# [Information shown]
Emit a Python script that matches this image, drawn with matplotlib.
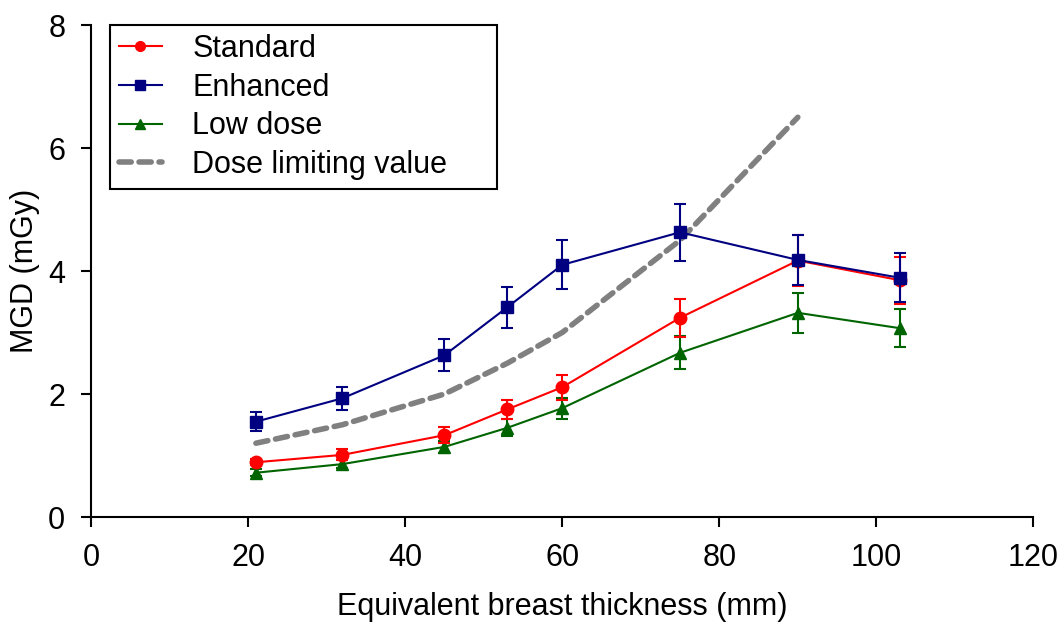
import matplotlib
matplotlib.use('Agg')
import matplotlib.pyplot as plt
from matplotlib.lines import Line2D

plt.rcParams['font.family'] = ['Liberation Sans', 'DejaVu Sans']

# Equivalent breast thickness (mm)
thickness = [21, 32, 45, 53, 60, 75, 90, 103]

# Mean glandular dose (mGy) and error bars
standard = [0.89, 1.01, 1.33, 1.75, 2.11, 3.24, 4.17, 3.85]
standard_err = [0.05, 0.09, 0.13, 0.16, 0.20, 0.31, 0.42, 0.38]

enhanced = [1.55, 1.93, 2.63, 3.41, 4.10, 4.63, 4.18, 3.89]
enhanced_err = [0.15, 0.19, 0.26, 0.33, 0.40, 0.46, 0.41, 0.40]

low_dose = [0.72, 0.86, 1.14, 1.45, 1.77, 2.67, 3.32, 3.07]
low_dose_err = [0.06, 0.07, 0.10, 0.14, 0.17, 0.27, 0.33, 0.31]

# Dose limiting value
limit_thickness = [21, 32, 45, 53, 60, 75, 90]
limit_value = [1.2, 1.5, 2.0, 2.5, 3.0, 4.5, 6.5]

fig = plt.figure(figsize=(10.63, 6.22), dpi=100)
ax = fig.add_axes([0.0856, 0.1688, 0.8866, 0.791])

ax.plot(limit_thickness, limit_value, color='#808080', linestyle=(0, (2.2, 1.4)),
        linewidth=4, dash_capstyle='round', zorder=2)

common = dict(linewidth=1.5, markersize=9, capsize=4.5, elinewidth=1.5, capthick=1.5)
ax.errorbar(thickness, low_dose, yerr=low_dose_err, color='#006400',
            marker='^', zorder=3, **common)
ax.errorbar(thickness, standard, yerr=standard_err, color='#FF0000',
            marker='o', zorder=4, **common)
ax.errorbar(thickness, enhanced, yerr=enhanced_err, color='#000080',
            marker='s', zorder=5, **common)

ax.set_xlim(0, 120)
ax.set_ylim(0, 8)
ax.set_xticks(range(0, 121, 20))
ax.set_yticks(range(0, 9, 2))
ax.spines['top'].set_visible(False)
ax.spines['right'].set_visible(False)
ax.spines['left'].set_linewidth(1.5)
ax.spines['bottom'].set_linewidth(1.5)
ax.tick_params(direction='out', length=7.5, width=1.5, labelsize=22, pad=11)

ax.set_xlabel('Equivalent breast thickness (mm)', fontsize=22, labelpad=14)
ax.set_ylabel('MGD (mGy)', fontsize=22, labelpad=6)

handles = [
    Line2D([], [], color='#FF0000', marker='o', markersize=7, linewidth=1.5),
    Line2D([], [], color='#000080', marker='s', markersize=7, linewidth=1.5),
    Line2D([], [], color='#006400', marker='^', markersize=7, linewidth=1.5),
    Line2D([], [], color='#808080', linestyle=(0, (2.2, 1.4)), linewidth=4,
           dash_capstyle='round'),
]
labels = ['Standard', 'Enhanced', 'Low dose', 'Dose limiting value']
leg = ax.legend(handles, labels, loc='upper left', mode='expand',
                bbox_to_anchor=(0.02, 0.0, 0.411, 1.0), fontsize=22, frameon=True,
                fancybox=False, edgecolor='black', framealpha=1,
                handlelength=1.4, handletextpad=1.0, borderpad=0.3,
                labelspacing=0.28, borderaxespad=0)
leg.get_frame().set_linewidth(1.5)

fig.savefig('out.png', dpi=100)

# [What you should do]
Repeat the lines above, starting at the first and stopping after the line that holds "limit_value = [1.2, 1.5, 2.0, 2.5, 3.0, 4.5, 6.5]", with the pictures left out.

# [Solution]
Emit a Python script that matches this image, drawn with matplotlib.
import matplotlib
matplotlib.use('Agg')
import matplotlib.pyplot as plt
from matplotlib.lines import Line2D

plt.rcParams['font.family'] = ['Liberation Sans', 'DejaVu Sans']

# Equivalent breast thickness (mm)
thickness = [21, 32, 45, 53, 60, 75, 90, 103]

# Mean glandular dose (mGy) and error bars
standard = [0.89, 1.01, 1.33, 1.75, 2.11, 3.24, 4.17, 3.85]
standard_err = [0.05, 0.09, 0.13, 0.16, 0.20, 0.31, 0.42, 0.38]

enhanced = [1.55, 1.93, 2.63, 3.41, 4.10, 4.63, 4.18, 3.89]
enhanced_err = [0.15, 0.19, 0.26, 0.33, 0.40, 0.46, 0.41, 0.40]

low_dose = [0.72, 0.86, 1.14, 1.45, 1.77, 2.67, 3.32, 3.07]
low_dose_err = [0.06, 0.07, 0.10, 0.14, 0.17, 0.27, 0.33, 0.31]

# Dose limiting value
limit_thickness = [21, 32, 45, 53, 60, 75, 90]
limit_value = [1.2, 1.5, 2.0, 2.5, 3.0, 4.5, 6.5]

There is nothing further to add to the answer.